::: SOURCE RECORDS :::

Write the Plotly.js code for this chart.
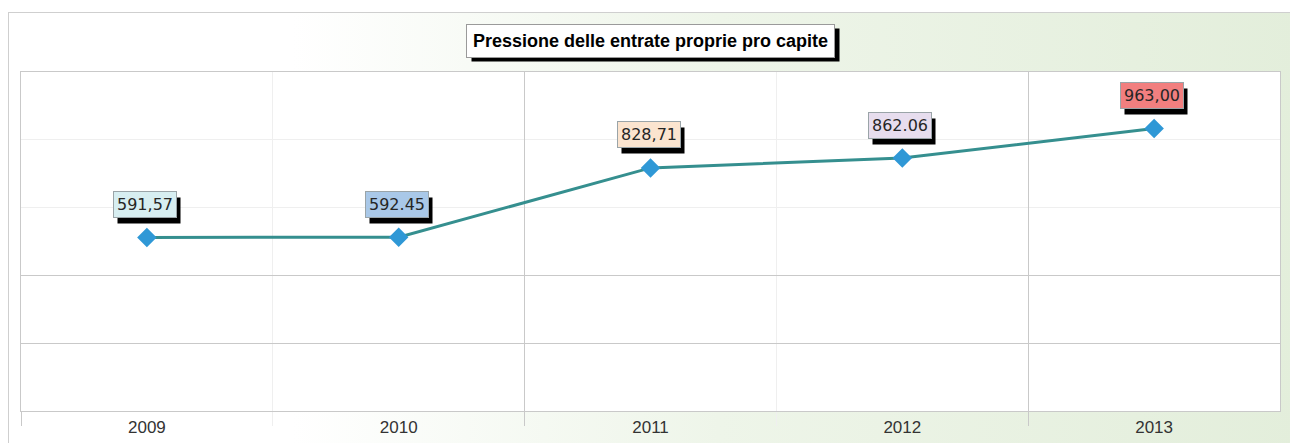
<!DOCTYPE html>
<html>
<head>
<meta charset="utf-8">
<script src="https://cdn.plot.ly/plotly-3.0.1.min.js"></script>
<style>
  html, body { margin: 0; padding: 0; background: #ffffff; }
  #wrap { position: relative; width: 1290px; height: 443px; overflow: hidden; }
  #bg { position: absolute; left: 8px; top: 12px; width: 1290px; height: 440px;
        border-left: 1px solid #cfcfcf; border-top: 1px solid #cfcfcf;
        background: linear-gradient(to right, #ffffff 0%, #ffffff 22%, #eef5e9 55%, #e3eedb 100%); }
  #chart { position: absolute; left: 0; top: 0; width: 1290px; height: 443px; }
</style>
</head>
<body>
<div id="wrap">
  <div id="bg"></div>
  <div id="chart"></div>
</div>
<script>
// ---- data ----
const years = ["2009", "2010", "2011", "2012", "2013"];
const values = [591.57, 592.45, 828.71, 862.06, 963.00];
const labels = ["591,57", "592.45", "828,71", "862.06", "963,00"];
const labelColors = ["#d7eef1", "#a9c8e8", "#fbe4cf", "#e7ddee", "#f27f7f"];
const chartTitle = "Pressione delle entrate proprie pro capite";

// ---- layout helpers ----
const idx = years.map((_, i) => i);
const yMax = 1155.6;
const yStep = yMax / 5;
const M = { l: 21, r: 10, t: 72, b: 32 };
const W = 1290, H = 443;

const trace = {
  x: idx,
  y: values,
  type: "scatter",
  mode: "lines+markers",
  line: { color: "#358f8f", width: 3 },
  marker: { symbol: "diamond", size: 15, color: "#2f98d6", line: { width: 0 } },
  hoverinfo: "skip",
  showlegend: false
};
const labelAxisTrace = {
  x: [], y: [], xaxis: "x2", yaxis: "y", type: "scatter", mode: "markers",
  hoverinfo: "skip", showlegend: false
};

const annotations = [];
const shadowOffsets = [];
annotations.push({
  xref: "paper", yref: "paper", x: 0.5, y: 1.0914, xanchor: "center", yanchor: "middle",
  showarrow: false,
  text: "<b>" + chartTitle + "</b>",
  font: { family: "Liberation Sans, Arial, sans-serif", size: 18, color: "#000000" },
  bgcolor: "#ffffff", bordercolor: "#9a9a9a", borderwidth: 1, borderpad: 6
});
shadowOffsets.push([5, 4]);
idx.forEach(i => {
  annotations.push({
    xref: "x", yref: "y", x: i, y: values[i], xanchor: "center", yanchor: "middle",
    xshift: -2, yshift: 33, showarrow: false, text: labels[i],
    font: { family: "DejaVu Sans, Verdana, sans-serif", size: 16, color: "#262626" },
    bgcolor: labelColors[i], bordercolor: "#9aa4a8", borderwidth: 1, borderpad: 3
  });
  shadowOffsets.push([4, 6]);
});

const strong = "#c9c9c9";
const faint = "#efefef";

const layout = {
  width: W, height: H,
  margin: { l: M.l, r: M.r, t: M.t, b: M.b, pad: 0 },
  paper_bgcolor: "rgba(0,0,0,0)",
  plot_bgcolor: "#ffffff",
  showlegend: false,
  xaxis: {
    range: [-0.5, 4.5], fixedrange: true,
    tickmode: "array", tickvals: [-0.5, 1.5, 3.5], ticktext: ["", "", ""],
    ticks: "outside", ticklen: 14, tickwidth: 1, tickcolor: strong,
    showgrid: true, gridcolor: strong, gridwidth: 1,
    minor: { tickmode: "array", tickvals: [0.5, 2.5], ticks: "outside", ticklen: 14,
             tickcolor: faint, showgrid: true, gridcolor: faint, gridwidth: 1 },
    showline: true, linecolor: strong, linewidth: 1, mirror: true,
    zeroline: false
  },
  xaxis2: {
    overlaying: "x", anchor: "y", side: "bottom",
    range: [-0.5, 4.5], fixedrange: true,
    tickmode: "array", tickvals: idx, ticktext: years,
    ticks: "", showgrid: false, showline: false, zeroline: false,
    ticklabelstandoff: 4,
    tickfont: { family: "Liberation Sans, Arial, sans-serif", size: 17, color: "#333333" }
  },
  yaxis: {
    range: [0, yMax], fixedrange: true,
    tickmode: "array", tickvals: [yStep, 2 * yStep], showticklabels: false,
    ticks: "", showgrid: true, gridcolor: strong, gridwidth: 1,
    minor: { tickmode: "array", tickvals: [3 * yStep, 4 * yStep], ticks: "",
             showgrid: true, gridcolor: faint, gridwidth: 1 },
    showline: true, linecolor: strong, linewidth: 1, mirror: true,
    zeroline: false
  },
  annotations: annotations
};

const gd = document.getElementById("chart");
Plotly.newPlot(gd, [trace, labelAxisTrace], layout, { staticPlot: true, displayModeBar: false })
  .then(() => {
    // drop shadows behind each annotation box, measured from the rendered boxes
    const base = gd.getBoundingClientRect();
    const rects = gd.querySelectorAll("g.annotation rect.bg");
    const pw = W - M.l - M.r, ph = H - M.t - M.b;
    const shapes = [];
    rects.forEach((r, k) => {
      const b = r.getBoundingClientRect();
      const [dx, dy] = shadowOffsets[k] || [4, 6];
      const left = b.left - base.left + dx, right = b.right - base.left + dx;
      const top = b.top - base.top + dy, bottom = b.bottom - base.top + dy;
      shapes.push({
        type: "rect", xref: "paper", yref: "paper", layer: "above",
        x0: (left - M.l) / pw, x1: (right - M.l) / pw,
        y0: (H - M.b - bottom) / ph, y1: (H - M.b - top) / ph,
        fillcolor: "#000000", line: { width: 0 }
      });
    });
    return Plotly.relayout(gd, { shapes: shapes });
  });
</script>
</body>
</html>
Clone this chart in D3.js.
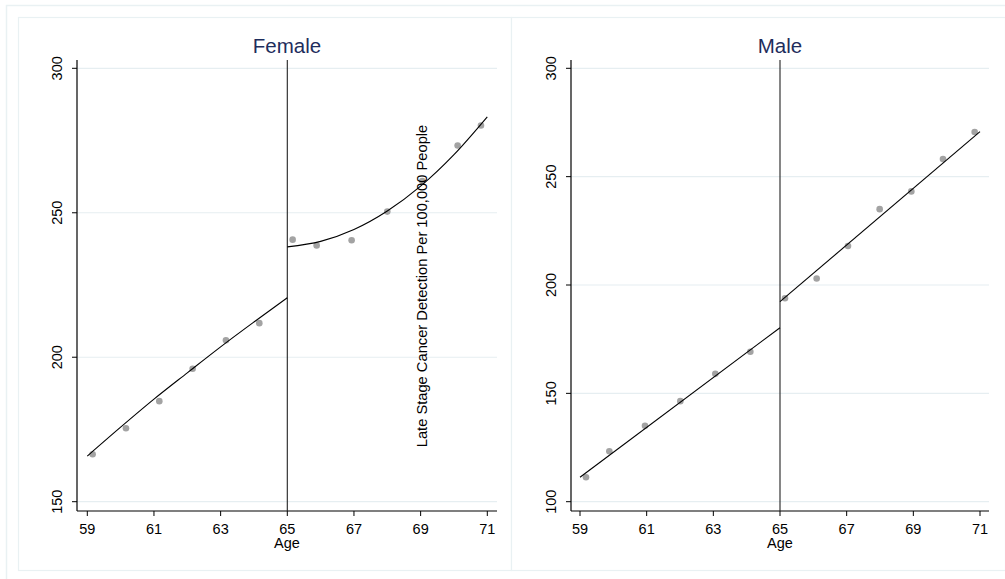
<!DOCTYPE html>
<html><head><meta charset="utf-8">
<script src="https://cdn.jsdelivr.net/npm/d3@7"></script>
<style>
html,body{margin:0;padding:0;background:#fff;}
svg{display:block;font-family:"Liberation Sans",Arial,sans-serif;}
</style></head>
<body><svg id="c" width="1005" height="579"></svg>
<script>
// ---- data ----
const panels = ["Female", "Male"];
const xTicks = [59, 61, 63, 65, 67, 69, 71];
const yTicksFemale = [150, 200, 250, 300];
const yTicksMale = [100, 150, 200, 250, 300];
const cutoffAge = 65;
const yTitle = "Late Stage Cancer Detection Per 100,000 People";
const xTitle = "Age";

// observed points
const femaleAge = [59.16, 60.16, 61.16, 62.16, 63.16, 64.16, 65.16, 65.88, 66.93, 68.0, 69.05, 70.11, 70.81];
const femaleRate = [166.4, 175.4, 184.8, 196.0, 205.9, 211.8, 240.7, 238.7, 240.5, 250.4, 261.0, 273.3, 280.2];
const maleAge = [59.18, 59.88, 60.95, 62.01, 63.06, 64.11, 65.15, 66.10, 67.04, 67.99, 68.94, 69.89, 70.84];
const maleRate = [111.3, 123.3, 135.0, 146.4, 159.0, 169.2, 193.9, 203.0, 218.0, 235.0, 243.2, 258.1, 270.6];

// fitted lines
const femaleFitBeforeAge = [59, 60, 61, 62, 63, 64, 65];
const femaleFitBefore = [165.8, 175.8, 185.5, 194.6, 203.6, 212.2, 220.6];
const femaleFitAfterAge = [65, 66, 67, 68, 69, 70, 71];
const femaleFitAfter = [238.2, 240.1, 244.2, 250.6, 259.2, 270.1, 283.2];
const maleFitBeforeAge = [59, 65];
const maleFitBefore = [111.3, 180.3];
const maleFitAfterAge = [65, 71];
const maleFitAfter = [192.3, 270.8];

// ---- layout ----
const svg = d3.select("#c");
const frameCol = "#e9f1f3";
const gridCol = "#e6eef1";
const titleCol = "#1e2d5c";

svg.append("rect").attr("x",6.5).attr("y",5.5).attr("width",1010).attr("height",590)
  .attr("fill","none").attr("stroke",frameCol).attr("stroke-width",1.5);

const cfg = [
  {name: panels[0], px0: 18, px1: 511, ax0: 77, ax1: 497, xr: [87.3, 487.3],
   yd: [150, 300], yTicks: yTicksFemale,
   age: femaleAge, rate: femaleRate,
   fits: [[femaleFitBeforeAge, femaleFitBefore], [femaleFitAfterAge, femaleFitAfter]]},
  {name: panels[1], px0: 511, px1: 1005, ax0: 571, ax1: 989, xr: [580, 980],
   yd: [100, 300], yTicks: yTicksMale,
   age: maleAge, rate: maleRate,
   fits: [[maleFitBeforeAge, maleFitBefore], [maleFitAfterAge, maleFitAfter]]}
];
const yTop = 60, yBot = 511;

cfg.forEach(p => {
  const g = svg.append("g");
  g.append("rect").attr("x",p.px0+0.5).attr("y",17.5).attr("width",p.px1-p.px0).attr("height",553)
    .attr("fill","#fff").attr("stroke",frameCol).attr("stroke-width",1.2);

  const x = d3.scaleLinear().domain([59,71]).range(p.xr);
  const y = d3.scaleLinear().domain(p.yd).range([501.7, 68.3]);

  // gridlines
  g.selectAll(".grid").data(p.yTicks).join("line")
    .attr("x1",p.ax0).attr("x2",p.ax1)
    .attr("y1",d=>y(d)).attr("y2",d=>y(d))
    .attr("stroke",gridCol).attr("stroke-width",1.2);

  // y axis
  g.append("line").attr("x1",p.ax0).attr("x2",p.ax0).attr("y1",yTop).attr("y2",yBot)
    .attr("stroke","#000").attr("stroke-width",1.2);
  g.selectAll(".yt").data(p.yTicks).join("line")
    .attr("x1",p.ax0-5).attr("x2",p.ax0).attr("y1",d=>y(d)).attr("y2",d=>y(d))
    .attr("stroke","#000").attr("stroke-width",1);
  g.selectAll(".yl").data(p.yTicks).join("text")
    .attr("transform",d=>`translate(${p.ax0-15},${y(d)}) rotate(-90)`)
    .attr("text-anchor","middle").attr("font-size","14.5px").attr("fill","#000")
    .text(d=>d);

  // x axis
  g.append("line").attr("x1",p.ax0).attr("x2",p.ax1).attr("y1",yBot).attr("y2",yBot)
    .attr("stroke","#000").attr("stroke-width",1.2);
  g.selectAll(".xt").data(xTicks).join("line")
    .attr("x1",d=>x(d)).attr("x2",d=>x(d)).attr("y1",yBot).attr("y2",yBot+5)
    .attr("stroke","#000").attr("stroke-width",1);
  g.selectAll(".xl").data(xTicks).join("text")
    .attr("x",d=>x(d)).attr("y",533.5)
    .attr("text-anchor","middle").attr("font-size","14.5px").attr("fill","#000")
    .text(d=>d);
  g.append("text").attr("x",(p.ax0+p.ax1)/2).attr("y",548)
    .attr("text-anchor","middle").attr("font-size","14.5px").attr("fill","#000").text(xTitle);

  // title
  g.append("text").attr("x",(p.ax0+p.ax1)/2).attr("y",53)
    .attr("text-anchor","middle").attr("font-size","20.5px").attr("fill",titleCol).text(p.name);

  // cutoff line
  g.append("line").attr("x1",x(cutoffAge)).attr("x2",x(cutoffAge)).attr("y1",yTop).attr("y2",yBot)
    .attr("stroke","#222").attr("stroke-width",1.1);

  // points
  g.selectAll(".pt").data(p.age.map((a,i)=>[a,p.rate[i]])).join("circle")
    .attr("cx",d=>x(d[0])).attr("cy",d=>y(d[1])).attr("r",3.3)
    .attr("fill","#a3a3a3");

  // fits
  const line = d3.line().x(d=>x(d[0])).y(d=>y(d[1])).curve(d3.curveMonotoneX);
  p.fits.forEach(f => {
    const pts = f[0].map((a,i)=>[a,f[1][i]]);
    g.append("path").attr("d",line(pts)).attr("fill","none")
      .attr("stroke","#000").attr("stroke-width",1.1);
  });
});

// shared y title (placed as in the original)
svg.append("text").attr("transform",`translate(427,286) rotate(-90)`)
  .attr("text-anchor","middle").attr("font-size","14.7px").attr("fill","#000").text(yTitle);
</script></body></html>
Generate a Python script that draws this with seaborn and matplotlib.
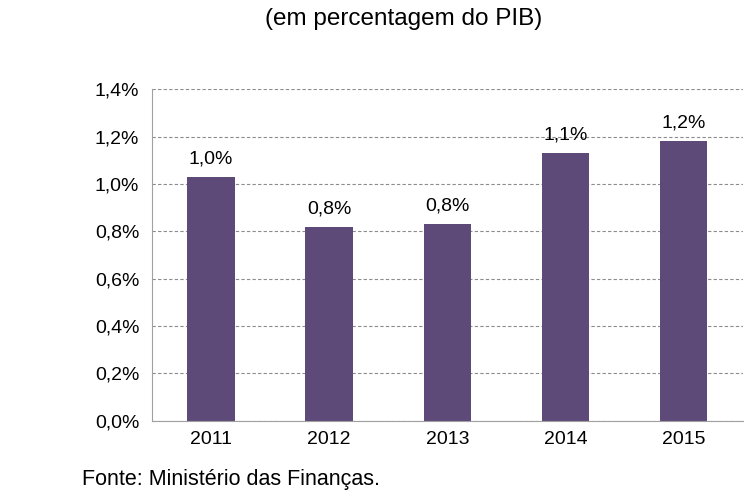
import matplotlib
matplotlib.use("Agg")
import matplotlib.pyplot as plt
import seaborn as sns
import pandas as pd
from matplotlib.ticker import FuncFormatter, FixedLocator

# Data
anos = ["2011", "2012", "2013", "2014", "2015"]
valores = [1.03, 0.82, 0.83, 1.13, 1.18]
rotulos = ["1,0%", "0,8%", "0,8%", "1,1%", "1,2%"]
yticks = [0.0, 0.2, 0.4, 0.6, 0.8, 1.0, 1.2, 1.4]

df = pd.DataFrame({"ano": anos, "valor": valores})

sns.set_style("white")
plt.rcParams["font.family"] = ["Liberation Sans", "DejaVu Sans"]
plt.rcParams["text.color"] = "black"
plt.rcParams["xtick.labelcolor"] = "black"
plt.rcParams["ytick.labelcolor"] = "black"

fig = plt.figure(figsize=(7.55, 5.04), dpi=100)
ax = fig.add_axes([0.201, 0.165, 0.783, 0.658])

sns.barplot(data=df, x="ano", y="valor", color="#5E4A79", width=0.4,
            saturation=1, linewidth=0, ax=ax)

ax.set_ylim(0, 1.4)
ax.set_xlim(-0.5, len(anos) - 0.5)
ax.set_yticks(yticks)
ax.yaxis.set_major_formatter(FuncFormatter(lambda v, p: f"{v:.1f}%".replace(".", ",")))
ax.yaxis.grid(True, linestyle=(0, (3, 2)), color="#8C8C8C", linewidth=0.8)
ax.set_axisbelow(True)

ax.xaxis.set_minor_locator(FixedLocator([i - 0.5 for i in range(len(anos) + 1)]))
ax.tick_params(axis="x", which="major", length=0, labelsize=14, pad=7, labelcolor="black")
ax.tick_params(axis="x", which="minor", length=5, color="#A0A0A0", width=0.8)
ax.tick_params(axis="y", length=5, color="#A0A0A0", width=0.8, labelsize=14, pad=4,
               labelcolor="black")
ax.set_xlabel("")
ax.set_ylabel("")

for s in ["top", "right"]:
    ax.spines[s].set_visible(False)
for s in ["left", "bottom"]:
    ax.spines[s].set_color("#A0A0A0")
    ax.spines[s].set_linewidth(0.8)

for i, (v, r) in enumerate(zip(valores, rotulos)):
    ax.text(i, v + 0.04, r, ha="center", va="bottom", fontsize=14, color="black")

fig.text(0.535, 0.963, "(em percentagem do PIB)", ha="center", va="center",
         fontsize=17.5, color="black")
fig.text(0.108, 0.048, "Fonte: Ministério das Finanças.", ha="left", va="center",
         fontsize=15.5, color="black")

fig.savefig("out.png", dpi=100)
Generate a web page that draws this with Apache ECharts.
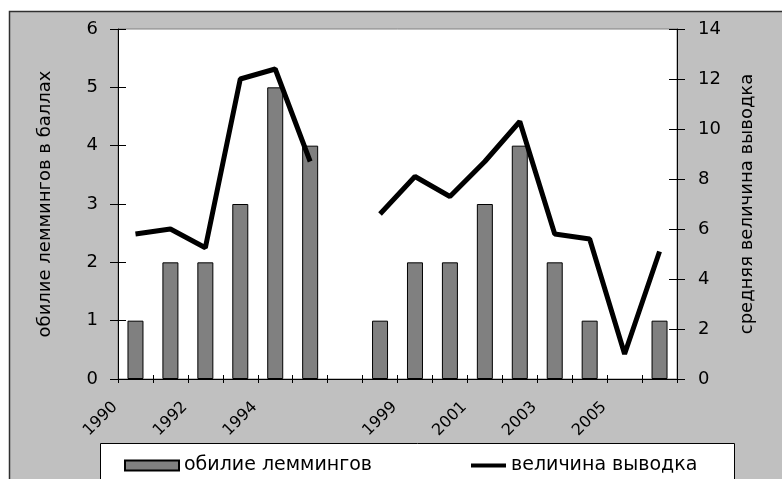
<!DOCTYPE html>
<html>
<head>
<meta charset="utf-8">
<script src="https://cdn.jsdelivr.net/npm/echarts@6/dist/echarts.min.js"></script>
<style>
  html, body { margin: 0; padding: 0; background: #ffffff; }
  #chart { width: 782px; height: 479px; }
</style>
</head>
<body>
<div id="chart"></div>
<script>
// Years on the category axis (blank slot separates the two survey periods)
const years = ['1990', '1991', '1992', '1993', '1994', '1995', '', '1998', '1999', '2000', '2001', '2002', '2003', '2004', '2005', '2006'];
// Lemming abundance, points (left axis)
const lemmingAbundance = [1, 2, 2, 3, 5, 4, null, 1, 2, 2, 3, 4, 2, 1, null, 1];
// Mean brood size (right axis)
const broodSize = [5.8, 6.0, 5.25, 12.0, 12.4, 8.7, null, 6.6, 8.1, 7.3, 8.7, 10.3, 5.8, 5.6, 1.0, 5.1];
// Axis ranges
const leftAxisRange = { min: 0, max: 6, interval: 1 };
const rightAxisRange = { min: 0, max: 14, interval: 2 };

const FONT = '"DejaVu Sans", "Liberation Sans", Arial, sans-serif';
const chart = echarts.init(document.getElementById('chart'), null, { renderer: 'canvas' });

// Inner half of the cross-style ticks
const tickOnly = (position, range, length) => ({
  type: 'value', position: position,
  min: range.min, max: range.max, interval: range.interval,
  axisLine: { show: false },
  axisTick: { show: true, inside: true, length: length, lineStyle: { color: '#000', width: 1 } },
  axisLabel: { show: false },
  splitLine: { show: false }
});

chart.setOption({
  backgroundColor: '#ffffff',
  animation: false,
  graphic: [
    {
      type: 'rect', z: -100,
      shape: { x: 9.5, y: 11.5, width: 800, height: 500 },
      style: { fill: '#c0c0c0', stroke: '#303030', lineWidth: 1.5 }
    },
    {
      type: 'rect', z: 1,
      shape: { x: 100.5, y: 443.5, width: 634, height: 60 },
      style: { fill: '#ffffff', stroke: '#000000', lineWidth: 1 }
    }
  ],
  grid: {
    left: 118, right: 105, top: 29, bottom: 100,
    show: true, backgroundColor: '#ffffff', borderColor: '#808080', borderWidth: 1
  },
  legend: [
    {
      data: ['обилие леммингов'],
      left: 119, top: 451,
      itemWidth: 54, itemHeight: 10, itemGap: 0,
      icon: 'rect',
      textStyle: { fontFamily: FONT, fontSize: 19, color: '#000' }
    },
    {
      data: ['величина выводка'],
      left: 466, top: 451,
      itemWidth: 35, itemHeight: 4, itemGap: 0,
      icon: 'rect',
      textStyle: { fontFamily: FONT, fontSize: 19, color: '#000' }
    }
  ],
  xAxis: [
    {
      type: 'category', data: years, position: 'bottom',
      boundaryGap: true,
      axisLine: { show: true, lineStyle: { color: '#000', width: 1 } },
      axisTick: { show: true, inside: false, length: 4, interval: 0, lineStyle: { color: '#000' } },
      axisLabel: {
        interval: 1, rotate: 45, margin: 5,
        padding: [0, 29, 0, 0],
        fontFamily: FONT, fontSize: 16, color: '#000'
      },
      splitLine: { show: false }
    },
    {
      type: 'category', data: years, position: 'bottom',
      boundaryGap: true,
      axisLine: { show: false },
      axisTick: { show: true, inside: true, length: 4, interval: 0, lineStyle: { color: '#000' } },
      axisLabel: { show: false },
      splitLine: { show: false }
    }
  ],
  yAxis: [
    {
      type: 'value', position: 'left',
      min: leftAxisRange.min, max: leftAxisRange.max, interval: leftAxisRange.interval,
      name: 'обилие леммингов в баллах',
      nameLocation: 'middle', nameGap: 64,
      nameTextStyle: { fontFamily: FONT, fontSize: 18, color: '#000' },
      axisLine: { show: true, lineStyle: { color: '#000', width: 1 } },
      axisTick: { show: true, inside: false, length: 8, lineStyle: { color: '#000' } },
      axisLabel: { margin: 20, fontFamily: FONT, fontSize: 18, color: '#000' },
      splitLine: { show: false }
    },
    {
      type: 'value', position: 'right',
      min: rightAxisRange.min, max: rightAxisRange.max, interval: rightAxisRange.interval,
      name: 'средняя величина выводка',
      nameLocation: 'middle', nameGap: 61,
      nameTextStyle: { fontFamily: FONT, fontSize: 18, color: '#000' },
      axisLine: { show: true, lineStyle: { color: '#000', width: 1 } },
      axisTick: { show: true, inside: false, length: 8, lineStyle: { color: '#000' } },
      axisLabel: { margin: 21, fontFamily: FONT, fontSize: 18, color: '#000' },
      splitLine: { show: false }
    },
    tickOnly('left', leftAxisRange, 8),
    tickOnly('right', rightAxisRange, 8)
  ],
  series: [
    {
      name: 'обилие леммингов',
      type: 'bar',
      xAxisIndex: 0, yAxisIndex: 0,
      data: lemmingAbundance,
      barWidth: 16,
      itemStyle: { color: '#808080', borderColor: '#000', borderWidth: 1 },
      z: 2
    },
    {
      name: 'величина выводка',
      type: 'line',
      xAxisIndex: 0, yAxisIndex: 1,
      data: broodSize,
      connectNulls: false,
      symbol: 'none',
      lineStyle: { color: '#000', width: 5 },
      itemStyle: { color: '#000' },
      z: 3
    }
  ]
});
</script>
</body>
</html>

:::

* TASK INSTRUCTIONS
Look over the listing above. Pick out and copy every line that includes "this".

* SOLUTION TO THE PROBLEM
Write the Plotly.js code for this chart.
Clone this chart in D3.js.
Generate a Python script that draws this with seaborn and matplotlib.
Generate a web page that draws this with Apache ECharts.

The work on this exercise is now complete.